The unreality only heightened as night fell. The giant screens flanking the stage in Philadelphia were excellently crisp, and their portrait orientation meant they looked so dramatically out of scale with the human body.
The upshot was that anyone featured on them appeared not like a section of themselves blown up to an image, but instead uncannily alive, as if they belonged to a human super-species three times the height of the rest of us.
Harris made her first appearance from Allentown, Pennsylvania, after which Walz spoke in both Wisconsin and Michigan an hour or so apart, delivering almost exactly the same short speech both times — a bizarre idea given it was being simulcast to the exact same seven or so audiences.
Final flourish
It was only at the very end of the night that Philadelphia finally moved to the centre of the thing, with a flurry of big names all appearing in the flesh. Lady Gaga arrived to perform a heartfelt God Bless America before introducing Harris' husband, Doug Emhoff.
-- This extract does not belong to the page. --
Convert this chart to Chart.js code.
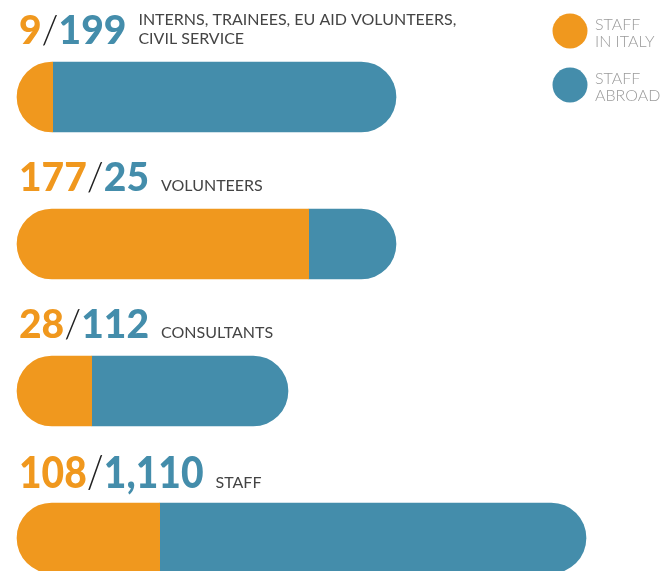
<!DOCTYPE html>
<html>
<head>
<meta charset="utf-8">
<script src="https://cdn.jsdelivr.net/npm/chart.js@4.4.1/dist/chart.umd.min.js"></script>
<style>
  html, body { margin: 0; padding: 0; background: #fff; }
  #wrap { width: 661px; height: 571px; position: relative; }
</style>
</head>
<body>
<div id="wrap"><canvas id="staffChart"></canvas></div>
<script>
// Categories and head counts
const categories = [
    ['INTERNS, TRAINEES, EU AID VOLUNTEERS,', 'CIVIL SERVICE'],
    'VOLUNTEERS',
    'CONSULTANTS',
    'STAFF'
];
const staffItaly = [9, 177, 28, 108];
const staffAbroad = [199, 25, 112, 1110];

// Segment lengths as drawn in the original (bars are not to scale with the counts)
const italyBar = [36, 292, 75, 143];
const abroadBar = [343, 87, 196, 426];

const seriesLabels = [['STAFF', 'IN ITALY'], ['STAFF', 'ABROAD']];
const orange = '#F0981E';
const blue = '#448DAB';

const totals = italyBar.map((v, i) => v + abroadBar[i]);

// Orange is drawn as a full pill, clipped to its own segment
const clipItaly = {
    id: 'clipItaly',
    beforeDatasetDraw(chart, args) {
        if (args.index !== 0) return;
        const { ctx, scales: { x, y } } = chart;
        ctx.save();
        ctx.beginPath();
        italyBar.forEach((v, i) => {
            const yc = y.getPixelForValue(i);
            const x0 = x.getPixelForValue(0) - 2;
            ctx.rect(x0, yc - 40, x.getPixelForValue(v) - x0, 80);
        });
        ctx.clip();
    },
    afterDatasetDraw(chart, args) {
        if (args.index === 0) chart.ctx.restore();
    }
};

// Big "italy/abroad" numbers, category names and the legend
const labelPlugin = {
    id: 'groupLabels',
    afterDraw(chart) {
        const { ctx, scales: { y } } = chart;
        ctx.save();
        ctx.textAlign = 'left';
        ctx.textBaseline = 'alphabetic';

        categories.forEach((cat, i) => {
            const big = i === categories.length - 1;
            const base = y.getPixelForValue(i) - (big ? 50 : 53);
            let xPos = 19;

            // numbers: the last group is set a bit taller
            ctx.save();
            ctx.translate(0, base);
            ctx.scale(1, big ? 1.14 : 1);
            ctx.font = '900 39px Lato';
            ctx.fillStyle = orange;
            const a = staffItaly[i].toLocaleString('en-US');
            ctx.fillText(a, xPos, 0);
            xPos += ctx.measureText(a).width;

            ctx.font = '300 39px Lato';
            ctx.fillStyle = '#222';
            ctx.fillText('/', xPos, 0);
            xPos += ctx.measureText('/').width;

            ctx.font = '900 39px Lato';
            ctx.fillStyle = blue;
            const b = staffAbroad[i].toLocaleString('en-US');
            ctx.fillText(b, xPos, 0);
            xPos += ctx.measureText(b).width + 12;
            ctx.restore();

            ctx.font = '16px Lato';
            ctx.fillStyle = '#444';
            const lines = Array.isArray(cat) ? cat : [cat];
            lines.forEach((line, k) => {
                ctx.fillText(line, xPos, base - (lines.length - 1 - k) * 19);
            });
        });

        // legend
        const colors = [orange, blue];
        seriesLabels.forEach((lines, i) => {
            const cy = 31 + i * 54;
            ctx.beginPath();
            ctx.arc(570, cy, 17.5, 0, Math.PI * 2);
            ctx.fillStyle = colors[i];
            ctx.fill();
            ctx.font = '300 16px Lato';
            ctx.fillStyle = '#9a9a9a';
            lines.forEach((line, k) => {
                ctx.fillText(line, 595, cy - 1 + k * 17);
            });
        });
        ctx.restore();
    }
};

document.addEventListener('DOMContentLoaded', () => {
    const ctx = document.getElementById('staffChart');
    new Chart(ctx, {
        type: 'bar',
        data: {
            labels: categories,
            datasets: [{
                label: 'Staff in Italy',
                data: totals.map(t => [0, t]),
                backgroundColor: orange,
                borderRadius: 35,
                borderSkipped: false,
                barThickness: 70,
                grouped: false,
                clip: false
            }, {
                label: 'Staff abroad',
                data: italyBar.map((v, i) => [v, totals[i]]),
                backgroundColor: blue,
                borderRadius: { topLeft: 0, bottomLeft: 0, topRight: 35, bottomRight: 35 },
                borderSkipped: false,
                barThickness: 70,
                grouped: false,
                clip: false
            }]
        },
        options: {
            indexAxis: 'y',
            responsive: true,
            maintainAspectRatio: false,
            animation: false,
            layout: { padding: { left: 17, right: 0, top: 97, bottom: 33 } },
            scales: {
                x: { type: 'linear', min: 0, max: 644, display: false },
                y: { offset: false, display: false }
            },
            plugins: {
                legend: { display: false },
                tooltip: { enabled: false }
            }
        },
        plugins: [clipItaly, labelPlugin]
    });
});
</script>
</body>
</html>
Emhoff in turn introduced Oprah Winfrey, who brought ten first-time voters on stage with her but only asked questions of five of them before giving a genuinely riveting speech and then introducing Harris — whose arrival by this point felt less like a scheduled campaign stop and more like the realisation of a prophecy, justifying at last the audience's faith that both she and they did in fact exist in real space and time.
Her speech was almost identical to the one she had given earlier in Pittsburgh — that is, to the one we had witnessed live on video several hours before. But it was effective nonetheless.
Harris' lines are by now so well-rehearsed and well-known that the audience practically reads half her speech out loud along with her, a mark of how consistent her message and her campaign's vocabulary has been since it launched practically overnight in the summer.
The expression on the faces of my fellow rallygoers was familiar from the Harris supporters I talked to in Atlanta: an overjoyed grin crushed shut with a steely clenched jaw. Not a single person I talked to or overheard in the space of nearly eight hours came close to sounding confident the election is won, and speaker after speaker hammered home that in 2016, Pennsylvania was only lost by 40,000-odd votes.
One thing largely missing from the rally, however, was Donald Trump. He was almost never mentioned by name, if ever. Harris referred to "those who are seeking to divide us", and almost every speaker acknowledged the existence of an administration prior to Joe Biden's, but little else was said of him.
Instead, the message of the rally was that the speakers, like the audience – their feet, hips, backs and necks turned halfway to concrete after hours of standing on the spot – are champing at the bit to vote, get a result, and move on.
Perhaps that indicates a degree of confidence that the outcome of the election really will offer a chance to move on from Trump. But whatever her expectations for Tuesday night really are, Harris used her last speech to rouse the crowd with three words that candidates do not throw out lightly: "We will win."